October 14, 2010

The Ugly Cry

We had an interesting discussion at my Write Club the other night about books that had made us cry. I'm fascinated by which books seemed universally weep-worthy and which were very specific to one person's tastes and experiences. I'm developing a theory that which books make a person cry says a lot about that person, or that person's state of mind. It's not (that) often that I cry over my reading, and I've had fun looking through my memory for them.

1. The most recent would be Eat Pray Love, a book that took me totally by surprise by how much it affected me. I don't know if it was the honesty in the writing or the fact that I was going through a tough time when I read it, but that book made me all sorts of snotty. The author lays out her flaws and her failures with such heartbreaking detail. Who couldn't help but cry in her moments of sublime transcendence? I also think that a lot of her character traits and emotional longings mirrored my own so distinctly as to be almost eerie. When she sits on a bench in Italy, cracks her book open, and reads "and from my life there sprang a great fountain", I cried with her because I felt, in that moment, as if I was her.
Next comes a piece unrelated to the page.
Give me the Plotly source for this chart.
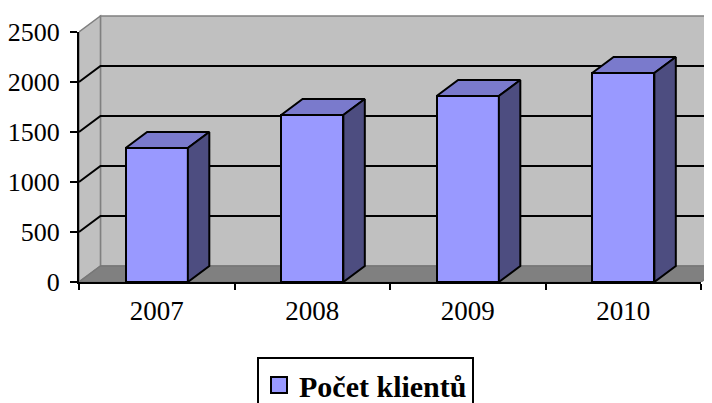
import plotly.graph_objects as go

years = ["2007", "2008", "2009", "2010"]
clients = [1340, 1670, 1860, 2090]
y_ticks = [0, 500, 1000, 1500, 2000, 2500]
series_name = "Počet klientů"

FRONT = "#9999FF"
TOP = "#7A7ACC"
SIDE = "#4D4D80"
WALL = "#C0C0C0"
FLOOR = "#808080"
EDGE = "#808080"
FONT = "Liberation Serif"

n = len(years)
xs = list(range(n))
x_lo, x_hi = -0.5, n - 0.5
y_max = y_ticks[-1]
dx, dy = 0.138, 160      # depth offset in data units
bw = 0.4                 # bar width (categories)

OFF = 8                  # page body margin
W, H = 712 - OFF, 403 - OFF
ml, mr, mt = 79 - OFF, 0, 10 - OFF
plot_h = 272
mb = H - mt - plot_h
plot_w = W - ml - mr
px_per_cat = 155.5
y_top = 2720
x_right = x_lo + plot_w / px_per_cat

fig = go.Figure()

shapes = []
shapes.append(dict(type="rect", xref="x", yref="y", x0=x_lo + dx, x1=x_hi + dx,
                   y0=dy, y1=y_max + dy, fillcolor=WALL, line=dict(color=EDGE, width=1.5),
                   layer="below"))
shapes.append(dict(type="path", xref="x", yref="y",
                   path=f"M{x_lo},0 L{x_lo+dx},{dy} L{x_lo+dx},{y_max+dy} L{x_lo},{y_max} Z",
                   fillcolor=WALL, line=dict(color=EDGE, width=1.5), layer="below"))
shapes.append(dict(type="path", xref="x", yref="y",
                   path=f"M{x_lo},0 L{x_hi},0 L{x_hi+dx},{dy} L{x_lo+dx},{dy} Z",
                   fillcolor=FLOOR, line=dict(color="#777777", width=1.5), layer="below"))
for v in y_ticks[1:-1]:
    shapes.append(dict(type="path", xref="x", yref="y",
                       path=f"M{x_lo},{v} L{x_lo+dx},{v+dy} L{x_hi+dx},{v+dy}",
                       line=dict(color="black", width=2), layer="below"))

fig.add_trace(go.Bar(x=xs, y=clients, width=bw, marker=dict(color=FRONT, line=dict(color="black", width=2)),
                     showlegend=False, hoverinfo="skip"))

for i, v in zip(xs, clients):
    l, r = i - bw / 2, i + bw / 2
    fig.add_trace(go.Scatter(x=[l, l + dx, r + dx, r, l], y=[v, v + dy, v + dy, v, v],
                             mode="lines", fill="toself", fillcolor=TOP,
                             line=dict(color="black", width=2), showlegend=False, hoverinfo="skip"))
    fig.add_trace(go.Scatter(x=[r, r + dx, r + dx, r, r], y=[0, dy, v + dy, v, 0],
                             mode="lines", fill="toself", fillcolor=SIDE,
                             line=dict(color="black", width=2), showlegend=False, hoverinfo="skip"))

fig.add_trace(go.Scatter(x=[None], y=[None], mode="markers", name=series_name,
                         marker=dict(symbol="square", size=16, color=FRONT, line=dict(color="black", width=2)),
                         xaxis="x2", yaxis="y2"))

fig.update_layout(
    width=W, height=H,
    margin=dict(l=ml, r=mr, t=mt, b=mb, autoexpand=False),
    paper_bgcolor="white", plot_bgcolor="rgba(0,0,0,0)",
    shapes=shapes,
    bargap=0,
    xaxis=dict(range=[x_lo, x_right], domain=[0, 1], visible=False, fixedrange=True),
    yaxis=dict(range=[0, y_top], domain=[0, 1], visible=False, fixedrange=True),
    xaxis2=dict(range=[x_lo, x_hi], domain=[0, (x_hi - x_lo) * px_per_cat / plot_w], anchor="y2",
                showline=True, linecolor="black", linewidth=2, showgrid=False, zeroline=False,
                tickmode="array", tickvals=xs, ticktext=years, ticks="",
                minor=dict(tickmode="array", tickvals=[x + 0.5 for x in [x_lo - 0.5] + xs],
                           ticks="outside", ticklen=6, tickwidth=1.5, tickcolor="black", showgrid=False),
                tickfont=dict(family=FONT, size=27, color="black"), ticklabelstandoff=4,
                fixedrange=True),
    yaxis2=dict(range=[0, y_max], domain=[0, y_max / y_top], anchor="x2",
                showline=True, linecolor="black", linewidth=2, showgrid=False, zeroline=False,
                tickmode="array", tickvals=y_ticks, ticks="outside", ticklen=7, tickwidth=1.5,
                tickcolor="black", tickfont=dict(family=FONT, size=26, color="black"),
                ticklabelstandoff=5, fixedrange=True),
    legend=dict(x=(257 - OFF - ml) / plot_w, y=(mt + plot_h - (357 - OFF)) / plot_h,
                xanchor="left", yanchor="top",
                bordercolor="black", borderwidth=2, bgcolor="white",
                font=dict(family=FONT, size=30, color="black", weight="bold")),
    showlegend=True,
)

fig.write_html("out.html")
2. Fried Green Tomatoes at the Whistlestop Cafe. This book made me howl in the last few pages.

3 Othello. This was the only play of Shakespeare's that brought me to tears, and to this day I'm not sure why.

4. The first book to ever make me cry was Hemingway's For Whom The Bell Tolls. I'm not a Hemingway fan, generally, but I have a deep love for this book. I love that he captures a man's whole life in three days and shows us that when one person dies, it ripples outwards through all of us. Or, more accurately, showed us how it should.

I've just realized that all of these books made me cry for a common reason: they all have to do with tragic separation and bone-crushing loss. I wonder if that's at the root of what makes all of us cry over our books: that most universal fear of losing someone well loved.